In all, only 51 different foreign and domestic buyers were active. The total was an all-time Keeneland July low, dropping from 61 in 2000.

Satish and Anne Sanan's Padua Stables did not make a single purchase after topping the buyers' list for three consecutive years. Their daughter, Nadia, said the yearlings they wanted exceeded her family's budget.

The stock of Satish Sanan's company, IMRglobal, has fluctuated wildly in value, creating financial setbacks that have impacted his horse operation. IMRglobal was scheduled to finalize a merger on July 27 with CGI Group, a Canadian company.

This past spring, Sanan made changes in his financial relationship with Hall-of-Fame trainer D. Wayne Lukas, who served as Padua's general manager. Lukas and the Padua group did not sit together in the Keeneland sale pavilion in July. Their seats were located across the aisle from each other.

Although Lukas was not as prominent as usual in July's bidding battles, he said: "I'm not as quiet as you think. I'm just not signing the tickets. Some of my clients are bidding on their own." He added he would train at least three of the Lewises' purchases.
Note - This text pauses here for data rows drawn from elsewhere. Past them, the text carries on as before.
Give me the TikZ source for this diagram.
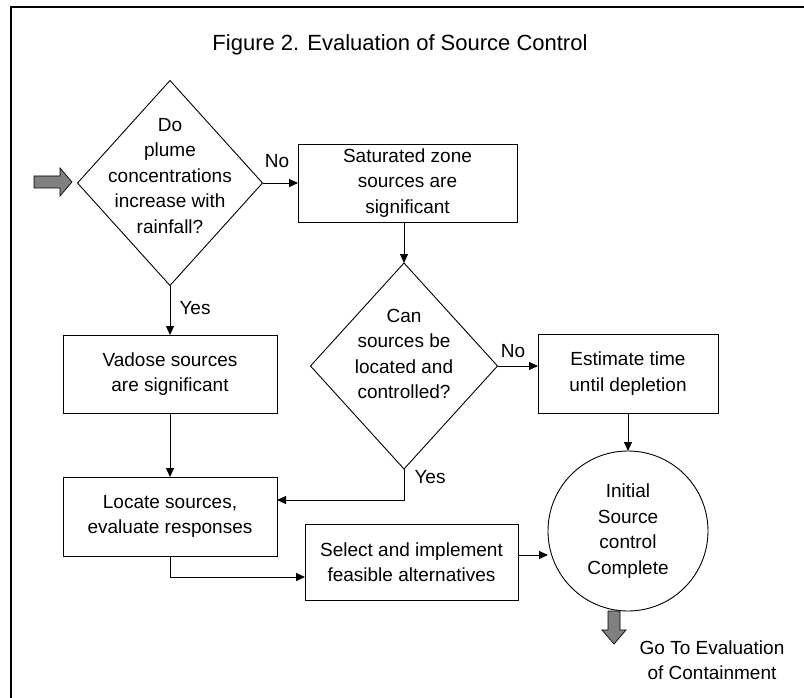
\documentclass[tikz,border=0pt]{standalone}
\usepackage{fontspec}
\setmainfont{Liberation Sans}
\usetikzlibrary{arrows.meta,shapes.geometric}

\begin{document}
\begin{tikzpicture}[x=1pt,y=-1pt,
  every node/.style={inner sep=0pt,outer sep=0pt},
  txt/.style={font=\fontsize{19}{25.5}\selectfont,align=center},
  proc/.style={draw,line width=0.9pt,minimum width=#1,minimum height=78pt},
  decision/.style={draw,line width=0.9pt,diamond,minimum width=185pt,minimum height=205pt},
  terminal/.style={draw,line width=0.9pt,circle,minimum size=160pt},
  arr/.style={line width=0.9pt,-{Triangle[length=9pt,width=8pt]}},
  link/.style={line width=0.9pt},
  lbl/.style={font=\fontsize{19}{22}\selectfont},
  blockarrow/.style={fill=black!50,draw=black,line width=0.7pt}
]
\useasboundingbox (0,0) rectangle (804,698);

% outer frame (top and left edges)
\draw[line width=2pt] (11,698) -- (11,7) -- (804,7);

% title
\node[font=\fontsize{22}{26}\selectfont] (title) at (400,45) {Figure 2. Evaluation of Source Control};

% decisions
\node[decision] (d1) at (170,183) {};
\node[txt] (d1t) at (170,176) {Do\\plume\\concentrations\\increase with\\rainfall?};
\node[decision,minimum width=187pt,minimum height=206pt] (d2) at (404,366) {};
\node[txt] (d2t) at (404,354) {Can\\sources be\\located and\\controlled?};

% process boxes
\node[proc=219pt,txt] (sat) at (407.5,183) {Saturated zone\\sources are\\significant};
\node[proc=214pt,txt] (vad) at (170,374) {Vadose sources\\are significant};
\node[proc=180pt,txt,minimum height=79pt] (est) at (628,373.5) {Estimate time\\until depletion};
\node[proc=214pt,txt,minimum height=79pt] (loc) at (170,516.5) {Locate sources,\\evaluate responses};
\node[proc=213pt,txt,minimum height=76pt] (sel) at (411.5,562) {Select and implement\\feasible alternatives};

% end point
\node[terminal,txt] (done) at (628,531) {Initial\\Source\\control\\Complete};

% entry block arrow
\draw[blockarrow] (34,176) -- (60,176) -- (60,168) -- (72,182) -- (60,196) -- (60,188) -- (34,188) -- cycle;

% exit block arrow
\draw[blockarrow] (608,611) -- (620,611) -- (620,630) -- (626,630) -- (614,644) -- (602,630) -- (608,630) -- cycle;
\node[txt] (next) at (712,660) {Go To Evaluation\\of Containment};

% connectors
\draw[arr] (d1.east) -- (sat.west);
\node[lbl] (no1) at (277,161) {No};
\draw[arr] (d1.south) -- (vad.north);
\node[lbl] (yes1) at (195,308) {Yes};
\draw[arr] (sat.south -| d2.north) -- (d2.north);
\draw[arr] (d2.east) -- (d2.east -| est.west);
\node[lbl] (no2) at (513,351) {No};
\coordinate (j1) at (404,500);
\draw[arr] (d2.south) -- (j1) -- (j1 -| loc.east);
\node[lbl] (yes2) at (430,477) {Yes};
\draw[arr] (vad.south) -- (loc.north);
\coordinate (j2) at (170,577);
\draw[arr] (loc.south) -- (j2) -- (j2 -| sel.west);
\coordinate (j3) at (518,555);
\draw[arr] (j3) -- (j3 -| done.west);
\draw[arr] (est.south) -- (done.north);
\end{tikzpicture}
\end{document}
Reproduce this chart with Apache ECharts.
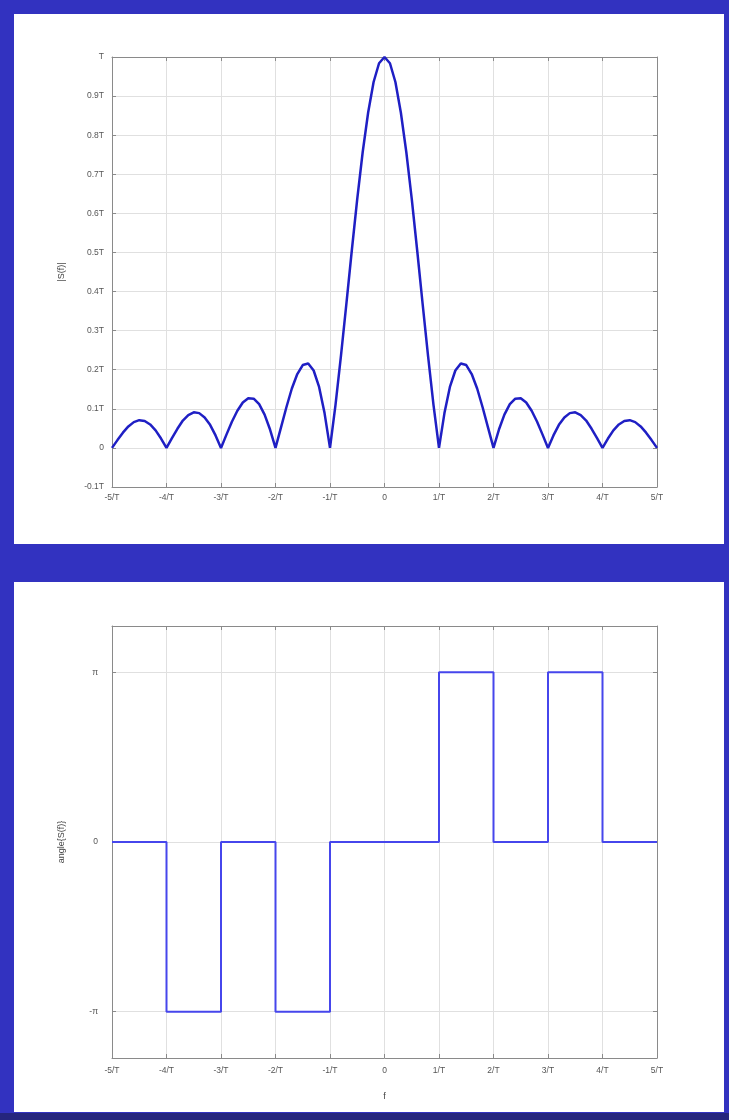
<!DOCTYPE html>
<html>
<head>
<meta charset="utf-8">
<script src="https://cdn.jsdelivr.net/npm/echarts@6/dist/echarts.min.js"></script>
<style>
  html, body { margin: 0; padding: 0; background: #3232c0; }
  #chart { width: 729px; height: 1120px; }
</style>
</head>
<body>
<div id="chart"></div>
<script>
// frequency samples, in units of 1/T
const freq = [
  -5, -4.9, -4.8, -4.7, -4.6, -4.5, -4.4, -4.3, -4.2, -4.1,
  -4, -3.9, -3.8, -3.7, -3.6, -3.5, -3.4, -3.3, -3.2, -3.1,
  -3, -2.9, -2.8, -2.7, -2.6, -2.5, -2.4, -2.3, -2.2, -2.1,
  -2, -1.9, -1.8, -1.7, -1.6, -1.5, -1.4, -1.3, -1.2, -1.1,
  -1, -0.9, -0.8, -0.7, -0.6, -0.5, -0.4, -0.3, -0.2, -0.1,
  0, 0.1, 0.2, 0.3, 0.4, 0.5, 0.6, 0.7, 0.8, 0.9,
  1, 1.1, 1.2, 1.3, 1.4, 1.5, 1.6, 1.7, 1.8, 1.9,
  2, 2.1, 2.2, 2.3, 2.4, 2.5, 2.6, 2.7, 2.8, 2.9,
  3, 3.1, 3.2, 3.3, 3.4, 3.5, 3.6, 3.7, 3.8, 3.9,
  4, 4.1, 4.2, 4.3, 4.4, 4.5, 4.6, 4.7, 4.8, 4.9,
  5
]

// |S(f)| in units of T
const magnitude = [
  0, 0.020, 0.039, 0.055, 0.066, 0.071, 0.069, 0.060, 0.045, 0.024,
  0, 0.025, 0.049, 0.070, 0.084, 0.091, 0.089, 0.078, 0.059, 0.032,
  0, 0.034, 0.067, 0.095, 0.116, 0.127, 0.126, 0.112, 0.085, 0.047,
  0, 0.052, 0.104, 0.152, 0.189, 0.212, 0.216, 0.198, 0.156, 0.089,
  0, 0.109, 0.234, 0.368, 0.505, 0.637, 0.757, 0.858, 0.936, 0.984,
  1, 0.984, 0.936, 0.858, 0.757, 0.637, 0.505, 0.368, 0.234, 0.109,
  0, 0.089, 0.156, 0.198, 0.216, 0.212, 0.189, 0.152, 0.104, 0.052,
  0, 0.047, 0.085, 0.112, 0.126, 0.127, 0.116, 0.095, 0.067, 0.034,
  0, 0.032, 0.059, 0.078, 0.089, 0.091, 0.084, 0.070, 0.049, 0.025,
  0, 0.024, 0.045, 0.060, 0.069, 0.071, 0.066, 0.055, 0.039, 0.020,
  0
]

// phase: value holds from phaseFreq[i] to phaseFreq[i+1] (radians)
const phaseFreq = [-5, -4, -3, -2, -1, 1, 2, 3, 4, 5]
const phase = [0, -3.1416, 0, -3.1416, 0, 3.1416, 0, 3.1416, 0, 0]

const phaseTicks = [-3.1416, 0, 3.1416]
const phaseTickLabels = ['-π', '0', 'π']

const chart = echarts.init(document.getElementById('chart'))

const labelStyle = { color: '#555', fontSize: 8.5, fontFamily: 'Liberation Sans, Arial, sans-serif' }
const nameStyle = { color: '#444', fontSize: 9, fontFamily: 'Liberation Sans, Arial, sans-serif' }
const gridLine = { lineStyle: { color: '#e0e0e0', width: 1 } }
const boxLine = { show: true, onZero: false, lineStyle: { color: '#8a8a8a', width: 1 } }
const tick = { inside: true, length: 4, lineStyle: { color: '#8a8a8a' } }
const freqLabel = v => (v === 0 ? '0' : v + '/T')

const magData = freq.map((f, i) => [f, magnitude[i]])
const phaseData = phaseFreq.map((f, i) => [f, phase[i]])

// box edges on the top and right, MATLAB style
const freqBox = g => ({
  type: 'value', gridIndex: g, position: 'top', min: -5, max: 5, interval: 1,
  axisLine: boxLine, axisTick: tick, axisLabel: { show: false }, splitLine: { show: false },
})

chart.setOption({
  animation: false,
  backgroundColor: '#3232c0',
  graphic: [
    { type: 'rect', shape: { x: 14, y: 14, width: 710, height: 530 }, style: { fill: '#fff' } },
    { type: 'rect', shape: { x: 14, y: 582, width: 710, height: 530 }, style: { fill: '#fff' } },
    { type: 'rect', shape: { x: 0, y: 1113, width: 729, height: 7 }, style: { fill: '#25257e' } },
  ],
  grid: [
    { left: 112, top: 57, width: 545, height: 430 },
    { left: 112, top: 626, width: 545, height: 432 },
  ],
  xAxis: [
    {
      type: 'value',
      gridIndex: 0,
      position: 'bottom',
      min: -5,
      max: 5,
      interval: 1,
      axisLine: boxLine,
      axisTick: tick,
      axisLabel: { ...labelStyle, margin: 6, formatter: freqLabel },
      splitLine: gridLine,
    },
    {
      type: 'value',
      gridIndex: 1,
      position: 'bottom',
      min: -5,
      max: 5,
      interval: 1,
      name: 'f',
      nameLocation: 'middle',
      nameGap: 34,
      nameTextStyle: nameStyle,
      axisLine: boxLine,
      axisTick: tick,
      axisLabel: { ...labelStyle, margin: 8, formatter: freqLabel },
      splitLine: gridLine,
    },
    freqBox(0),
    freqBox(1),
  ],
  yAxis: [
    {
      type: 'value',
      gridIndex: 0,
      position: 'left',
      min: -0.1,
      max: 1,
      interval: 0.1,
      name: '|S(f)|',
      nameLocation: 'middle',
      nameGap: 46,
      nameTextStyle: nameStyle,
      axisLine: boxLine,
      axisTick: tick,
      axisLabel: {
        ...labelStyle,
        margin: 8,
        formatter: v => {
          if (Math.abs(v) < 1e-9) return '0'
          if (Math.abs(v - 1) < 1e-9) return 'T'
          return v.toFixed(1) + 'T'
        },
      },
      splitLine: gridLine,
    },
    {
      type: 'value',
      gridIndex: 1,
      position: 'left',
      min: -4,
      max: 4,
      name: 'angle{S(f)}',
      nameLocation: 'middle',
      nameGap: 46,
      nameTextStyle: nameStyle,
      axisLine: boxLine,
      axisTick: { ...tick, customValues: phaseTicks },
      axisLabel: {
        ...labelStyle,
        margin: 14,
        customValues: phaseTicks,
        formatter: v => phaseTickLabels[phaseTicks.indexOf(v)] ?? '',
      },
      splitLine: gridLine,
    },
    {
      type: 'value', gridIndex: 0, position: 'right', min: -0.1, max: 1, interval: 0.1,
      axisLine: boxLine, axisTick: tick, axisLabel: { show: false }, splitLine: { show: false },
    },
    {
      type: 'value', gridIndex: 1, position: 'right', min: -4, max: 4,
      axisLine: boxLine, axisTick: { ...tick, customValues: phaseTicks },
      axisLabel: { show: false, customValues: phaseTicks }, splitLine: { show: false },
    },
  ],
  series: [
    {
      type: 'line',
      xAxisIndex: 0,
      yAxisIndex: 0,
      data: magData,
      symbol: 'none',
      lineStyle: { color: '#1f1fc4', width: 2.5 },
    },
    {
      type: 'line',
      xAxisIndex: 1,
      yAxisIndex: 1,
      data: phaseData,
      step: 'end',
      symbol: 'none',
      lineStyle: { color: '#4646ec', width: 2 },
    },
  ],
})
</script>
</body>
</html>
In addition to the Sanans, there were a number of other Keeneland shoppers who did not buy a July horse, suggesting there is plenty of money left for yearling auctions later this year. Kenny Troutt and Bill Casner's WinStar Farm team looked but held on to their funds. Bob Hess Jr., representing the Fog City Stable of David Shimmon and Bill Bianco, was an unsuccessful bidder.

"I don't think the economy has impacted the Fog City Stable," Hess said. "The intention was to be here, but to be very selective and not to buy a horse unless we had to have it. We'll be stronger at Saratoga and Keeneland in September. We are 'big time' waiting for the Saratoga sale."